Sunday, July 16, 2006

O DESOVAR DAS BRONCAS


Por alguma razão de capricho estatístico, que a mim me escapa, as broncas desovam com uma regularidade impressionante: não há dia, por mais morno que seja, que não apareça uma. Nem todas têm o mesmo tamanho, o mesmo peso, a mesma peitaça, mas o desovar das broncas é tão estatisticamente provável como o nascer do sol. Não há sábado sem sol, nem domingo sem missa, nem segunda-feira sem preguiça, nem nenhum dia sem bronca mais ou menos gorda.

Uma explicação economicista, (estão na moda as explicações economicistas), desta impressionante regularidade da fertilidade das broncas, poderia encontrar-se na mão invisível dos chefes de redacção, que as fosse rateando, para nem enfartarem os leitores, num dia, nem os deixarem a ver navios no dia seguinte. Explicação pouco convincente, contudo, porque os jornalistas são, por natureza, incapazes de guardarem para amanhã as notícias que puderem publicar hoje.

Outra explicação, também economicista (provavelmente, não há outras), é a promoção da bronca, que consiste em vender, como bronca, aquilo que não passa de um acidente normalíssimo. Os jornalistas estariam, neste caso, a repescar a táctica dos ardinas, quando os havia, de apregoar “o desastre! olha o desastre!”, para vender, mais rapidamente, a carga que lhes derreava os ombros.

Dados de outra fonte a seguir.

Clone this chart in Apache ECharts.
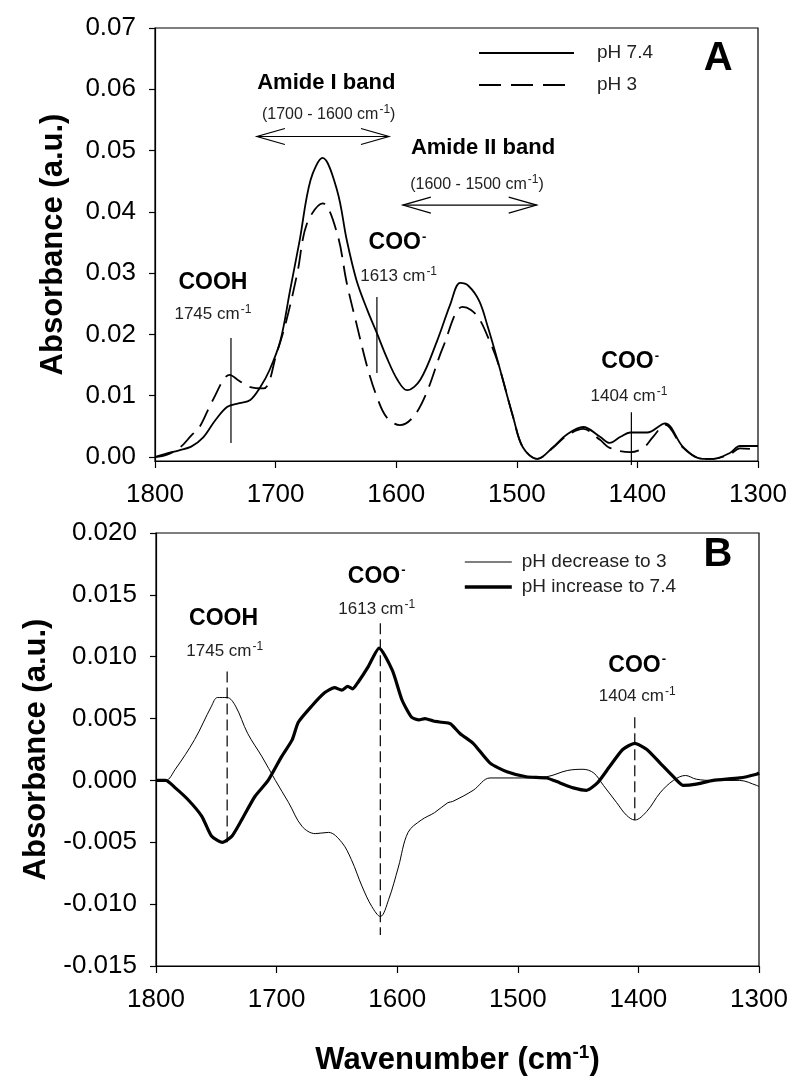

Mas, também neste caso, a explicação não colhe, porque o que nos é oferecido diariamente é, pelo menos, um bom exemplar de bronca, que inequivocamente não é gato, mas lebre.

Com tanta regularidade, o desovar das broncas, tornou-se banal e há muito tempo que deixou de ser notícia. É, sobretudo, uma informação, do género da hora da maré-alta ou das farmácias de serviço, mas muito menos útil. Lê-se, comenta-se quando se comenta, e passa-se à frente.

O que é inevitável. Se alguém, por casmurrice, entendesse trinchar um desses bichos, ficaria ultrapassado pela dinâmica da desova: quem é que perde tempo com uma bronca passada quando surgem outras novinhas, em folha?

A título de exemplificação de todo este arrazoado cite-se um desses exemplares, recentemente desovado, notícia em quase toda a Imprensa, diária e não diária:


«A CÂMARA Municipal de Lisboa tem cerca de 1200 pessoas com contratos de prestação de serviços e avenças, dos quais 193 são assessores-executivos recrutados para gabinetes de vereadores com pelouros. Carmona Rodrigues é o recordista com 64 assessores, incluído um com a função de organizar os «Portos de Honra».

As notícias à volta deste exemplar adiantam mais pormenores, mas aquelas quatro linhas poderiam, apenas elas, desencadear uma salutar discussão acerca do sistema espúrio de governo municipal em Portugal.

Sendo executivos, os vereadores municipais coabitam em regime de adquiridos com os directores dos quadros das edilidades. Como o seu conhecimento técnico dos pelouros em que superintendem é geralmente reduzido, e muitas vezes nulo, não lhes resta alternativa se não acatar as propostas dos diferentes Sir Humphrey que lhes aparecem pela frente. Como estes Sir Humphrey são inamovíveis, os interesses que os engordam dão de sobejo para os vereadores que vão aparecendo. O sistema auto sustenta-se porque as diferentes facções políticas representadas na Câmara depressa reconhecem que os seus interesses pessoais (e partidários) passam pela conjugação dos votos. Assim se explica porque é que, sendo tão renhida a luta partidária para a conquista de lugares nos municípios, são raros os casos de conflitualidade partidária após a formação das Câmaras. Do mesmo modo se explica a longevidade dos “dinossauros municipais” e a inimputabilidade de todos os quadros superiores e vereadores das Câmaras.

Mas há mais quem queira comer do queijo. Os vereadores foram eleitos com a ajuda de partidários que não dispensam saborear algumas sobras, e fazem-nos assessores.

Esta tese é tão irrebatível quanto é certo que até o vereador Sá Fernandes, o tal que contestou as trocas e baldrocas acerca dos terrenos da Feira Popular e do Parque Meyer, e do Túnel das Amoreiras (por onde andam estes casos?) eleito com o apoio do Bloco de Esquerda, votou na votação unânime de nomeação de tantos assessores. Só à sua conta, Sá Fernandes terá dezasseis, todos em part-time, porque os ordenados aprovados não compensam a dedicação integral, ao que parece.

Temos assim que os senhores vereadores, que da poda sabem pouco, substituem os directores das Câmaras nas responsabilidades que a estes competiriam, e os assessores dos vereadores duplicam os técnicos que fazem parte dos quadros dos municípios.

Ninguém controla ninguém.

Mas amanhã já ninguém falará do assunto. Uma nova bronca desovará.